> PROBLEM TO SOLVE:
Retype, please, the listing from its opening line through the line that contains "ax.set_yticklabels([str(v) for v in y_ticks])", both included, without the pictures.
-- start of INPUT DATA --
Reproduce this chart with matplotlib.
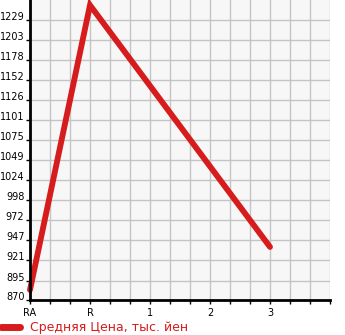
import matplotlib
matplotlib.use("Agg")
import matplotlib.pyplot as plt
from matplotlib.ticker import FixedLocator, MultipleLocator
import matplotlib.transforms as mtransforms

# Data
categories = ["RA", "R", "1", "2", "3"]
point_labels = ["RA", "R", "3"]
point_values = [883, 1248, 938]
y_ticks = [870, 895, 921, 947, 972, 998, 1024, 1049, 1075, 1101, 1126, 1152, 1178, 1203, 1229]
legend_label = "Средняя Цена, тыс. йен"

RED = "#d61c1c"
W, H = 345, 335
fig = plt.figure(figsize=(W / 100, H / 100), dpi=100)
ax = fig.add_axes([30 / W, 35 / H, 300 / W, 300 / H])
ax.set_facecolor("#f7f7f7")

cat_pos = {c: i * 3 for i, c in enumerate(categories)}
xs = [cat_pos[c] for c in point_labels]
line, = ax.plot(xs, point_values, color=RED, lw=4.2, solid_capstyle="round",
                solid_joinstyle="miter", zorder=3, clip_on=False)

step = (y_ticks[-1] - y_ticks[0]) / (len(y_ticks) - 1)
ax.set_xlim(0, 15)
ax.set_ylim(y_ticks[0], y_ticks[0] + 15 * step)

ax.xaxis.set_major_locator(FixedLocator([cat_pos[c] for c in categories]))
ax.set_xticklabels(categories)
ax.xaxis.set_minor_locator(MultipleLocator(1))
ax.yaxis.set_major_locator(FixedLocator(y_ticks))
ax.set_yticklabels([str(v) for v in y_ticks])

ax.grid(True, which="both", color="#c4c4c4", lw=1.0)
ax.set_axisbelow(True)

for s in ["top", "right"]:
    ax.spines[s].set_visible(False)
for s in ["left", "bottom"]:
    ax.spines[s].set_color("black")
    ax.spines[s].set_linewidth(2)
    ax.spines[s].set_zorder(4)

ax.tick_params(axis="both", which="both", direction="out", length=3, width=1,
               color="black", labelsize=7, labelcolor="black")
ax.tick_params(axis="y", pad=1)
ax.tick_params(axis="x", pad=3)

# y tick labels shifted slightly up
offset = mtransforms.ScaledTranslation(0, 4 / 100, fig.dpi_scale_trans)
for lbl in ax.get_yticklabels():
    lbl.set_transform(lbl.get_transform() + offset)

# Legend
fig.add_artist(plt.Line2D([1 / W, 20 / W], [1 - 327 / H, 1 - 327 / H], color=RED,
                          lw=5, solid_capstyle="round", transform=fig.transFigure))
fig.text(30 / W, 1 - 328 / H, legend_label, color=RED, fontsize=9,
         ha="left", va="center")

fig.savefig("out.png", dpi=100)
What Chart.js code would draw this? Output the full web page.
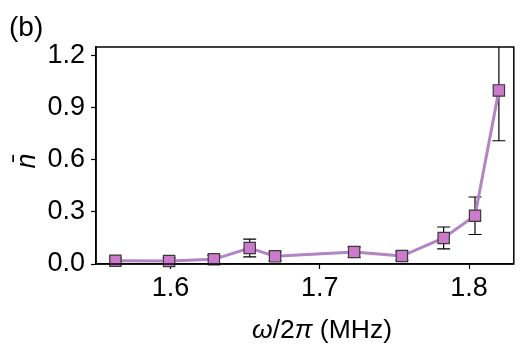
<!DOCTYPE html>
<html>
<head>
<meta charset="utf-8">
<script src="https://cdn.jsdelivr.net/npm/chart.js@4/dist/chart.umd.min.js"></script>
<style>
  html, body { margin: 0; padding: 0; background: #fff; }
  canvas { display: block; }
</style>
</head>
<body>
<canvas id="myChart" width="523" height="349"></canvas>
<script>
// drive frequency (MHz), mean phonon number and its error
const freq = [1.563, 1.599, 1.629, 1.653, 1.670, 1.723, 1.755, 1.783, 1.804, 1.820];
const nbar = [0.019, 0.017, 0.027, 0.092, 0.044, 0.069, 0.046, 0.150, 0.278, 1.0];
const nbarErr = [0.017, 0.018, 0.023, 0.051, 0.024, 0.030, 0.025, 0.063, 0.108, 0.29];
const yTicks = [0.0, 0.3, 0.6, 0.9, 1.2];
const xTicks = [1.6, 1.7, 1.8];

const FONT = "'Liberation Sans', Arial, sans-serif";

// vertical error bars with caps, clipped to the plot box
const errorBars = {
  id: 'errorBars',
  beforeDatasetsDraw(chart) {
    const { ctx, chartArea, scales } = chart;
    ctx.save();
    ctx.beginPath();
    ctx.rect(chartArea.left, chartArea.top, chartArea.right - chartArea.left, chartArea.bottom - chartArea.top);
    ctx.clip();
    ctx.strokeStyle = '#000';
    ctx.lineWidth = 1.2;
    freq.forEach((f, i) => {
      const x = scales.x.getPixelForValue(f);
      const yHi = scales.y.getPixelForValue(nbar[i] + nbarErr[i]);
      const yLo = scales.y.getPixelForValue(nbar[i] - nbarErr[i]);
      ctx.beginPath();
      ctx.moveTo(x, yHi); ctx.lineTo(x, yLo);
      ctx.moveTo(x - 6.5, yHi); ctx.lineTo(x + 6.5, yHi);
      ctx.moveTo(x - 6.5, yLo); ctx.lineTo(x + 6.5, yLo);
      ctx.stroke();
    });
    ctx.restore();
  }
};

// draws a run of [text, italic] pieces centred on cx
function drawPieces(ctx, pieces, cx, y, size) {
  const fonts = pieces.map(p => (p[1] ? 'italic ' : '') + size + 'px ' + FONT);
  const widths = pieces.map((p, i) => { ctx.font = fonts[i]; return ctx.measureText(p[0]).width; });
  let x = cx - widths.reduce((a, b) => a + b, 0) / 2;
  pieces.forEach((p, i) => {
    ctx.font = fonts[i];
    ctx.fillText(p[0], x, y);
    x += widths[i];
  });
}

// box round the plot, axis titles and the panel letter
const frame = {
  id: 'frame',
  afterDraw(chart) {
    const { ctx, chartArea } = chart;
    ctx.save();
    ctx.strokeStyle = '#000';
    ctx.lineWidth = 1.5;
    ctx.strokeRect(chartArea.left, chartArea.top, chartArea.right - chartArea.left, chartArea.bottom - chartArea.top);
    ctx.fillStyle = '#000';
    ctx.textBaseline = 'alphabetic';
    ctx.textAlign = 'left';

    ctx.font = '28px ' + FONT;
    ctx.fillText('(b)', 9, 36);

    drawPieces(ctx, [['ω', true], ['/', false], ['2', false], ['π', true], [' (MHz)', false]], 322, 338, 26.5);

    ctx.translate(35, 161);
    ctx.rotate(-Math.PI / 2);
    drawPieces(ctx, [['n̄', true]], 0, 0, 27);
    ctx.restore();
  }
};

const myChart = new Chart(document.getElementById('myChart').getContext('2d'), {
  type: 'line',
  data: {
    datasets: [{
      data: freq.map((f, i) => ({ x: f, y: nbar[i] })),
      borderColor: '#b384c4',
      borderWidth: 3,
      pointStyle: 'rect',
      pointRadius: 8,
      pointBackgroundColor: '#cc7acc',
      pointBorderColor: '#3a3a3a',
      pointBorderWidth: 1.2,
      tension: 0,
      clip: false
    }]
  },
  options: {
    responsive: false,
    animation: false,
    layout: { padding: { left: 0, top: 47, right: 5, bottom: 0 } },
    plugins: { legend: { display: false }, tooltip: { enabled: false } },
    scales: {
      x: {
        type: 'linear',
        min: 1.55,
        max: 1.83,
        afterBuildTicks: s => { s.ticks = xTicks.map(v => ({ value: v })); },
        afterFit: s => { s.height = 85; },
        ticks: {
          color: '#000',
          font: { family: FONT, size: 27 },
          padding: 3,
          maxRotation: 0,
          callback: v => v.toFixed(1)
        },
        grid: { drawOnChartArea: false, drawTicks: true, tickLength: 5, color: '#000', tickWidth: 1.2 },
        border: { color: '#000', width: 1.5 }
      },
      y: {
        min: 0,
        max: 1.25,
        afterBuildTicks: s => { s.ticks = yTicks.map(v => ({ value: v })); },
        afterFit: s => { s.width = 96; },
        ticks: {
          color: '#000',
          font: { family: FONT, size: 27 },
          padding: 6,
          callback: v => v.toFixed(1)
        },
        grid: { drawOnChartArea: false, drawTicks: true, tickLength: 5, color: '#000', tickWidth: 1.2 },
        border: { color: '#000', width: 1.5 }
      }
    }
  },
  plugins: [errorBars, frame]
});
</script>
</body>
</html>
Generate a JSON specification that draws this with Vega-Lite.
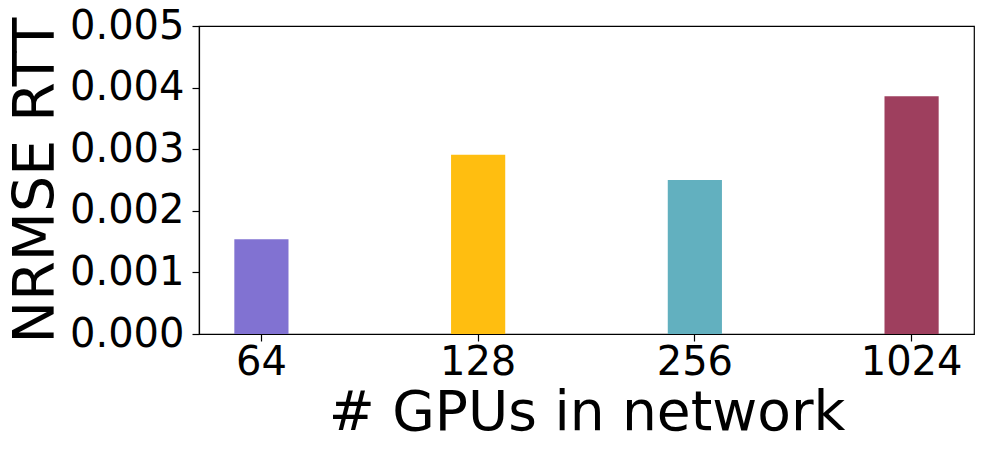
{
  "$schema": "https://vega.github.io/schema/vega-lite/v6.json",
  "width": 775,
  "height": 308,
  "autosize": {"type": "none"},
  "padding": {"left": 199, "top": 26, "right": 9, "bottom": 121},
  "background": "white",
  "config": {
    "view": {"stroke": "black", "strokeWidth": 1.2},
    "font": "DejaVu Sans",
    "axis": {
      "grid": false,
      "domainColor": "black",
      "tickColor": "black",
      "labelColor": "black",
      "titleColor": "black",
      "labelFont": "DejaVu Sans",
      "titleFont": "DejaVu Sans",
      "labelFontSize": 40,
      "titleFontSize": 55,
      "titleFontWeight": "normal",
      "tickSize": 7,
      "domainWidth": 1.2,
      "tickWidth": 1.2
    }
  },
  "data": {
    "values": [
      {"gpus": "64", "nrmse": 0.00154},
      {"gpus": "128", "nrmse": 0.00291},
      {"gpus": "256", "nrmse": 0.0025},
      {"gpus": "1024", "nrmse": 0.00386}
    ]
  },
  "mark": {"type": "bar"},
  "encoding": {
    "x": {
      "field": "gpus",
      "type": "nominal",
      "sort": ["64", "128", "256", "1024"],
      "scale": {"paddingInner": 0.75, "paddingOuter": 0.163},
      "axis": {"title": "# GPUs in network", "labelAngle": 0, "labelPadding": 1, "titlePadding": 4}
    },
    "y": {
      "field": "nrmse",
      "type": "quantitative",
      "scale": {"domain": [0, 0.005], "nice": false},
      "axis": {"title": "NRMSE RTT", "titleFontSize": 57, "values": [0, 0.001, 0.002, 0.003, 0.004, 0.005], "format": ".3f", "labelPadding": 8, "titlePadding": 4}
    },
    "color": {
      "field": "gpus",
      "type": "nominal",
      "scale": {"domain": ["64", "128", "256", "1024"], "range": ["#8172d2", "#ffbe10", "#62b0bf", "#9e3f5e"]},
      "legend": null
    }
  }
}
-- end of INPUT DATA --
> SOLUTION:
Reproduce this chart with matplotlib.
import matplotlib
matplotlib.use("Agg")
import matplotlib.pyplot as plt
from matplotlib.ticker import FixedLocator, MultipleLocator
import matplotlib.transforms as mtransforms

# Data
categories = ["RA", "R", "1", "2", "3"]
point_labels = ["RA", "R", "3"]
point_values = [883, 1248, 938]
y_ticks = [870, 895, 921, 947, 972, 998, 1024, 1049, 1075, 1101, 1126, 1152, 1178, 1203, 1229]
legend_label = "Средняя Цена, тыс. йен"

RED = "#d61c1c"
W, H = 345, 335
fig = plt.figure(figsize=(W / 100, H / 100), dpi=100)
ax = fig.add_axes([30 / W, 35 / H, 300 / W, 300 / H])
ax.set_facecolor("#f7f7f7")

cat_pos = {c: i * 3 for i, c in enumerate(categories)}
xs = [cat_pos[c] for c in point_labels]
line, = ax.plot(xs, point_values, color=RED, lw=4.2, solid_capstyle="round",
                solid_joinstyle="miter", zorder=3, clip_on=False)

step = (y_ticks[-1] - y_ticks[0]) / (len(y_ticks) - 1)
ax.set_xlim(0, 15)
ax.set_ylim(y_ticks[0], y_ticks[0] + 15 * step)

ax.xaxis.set_major_locator(FixedLocator([cat_pos[c] for c in categories]))
ax.set_xticklabels(categories)
ax.xaxis.set_minor_locator(MultipleLocator(1))
ax.yaxis.set_major_locator(FixedLocator(y_ticks))
ax.set_yticklabels([str(v) for v in y_ticks])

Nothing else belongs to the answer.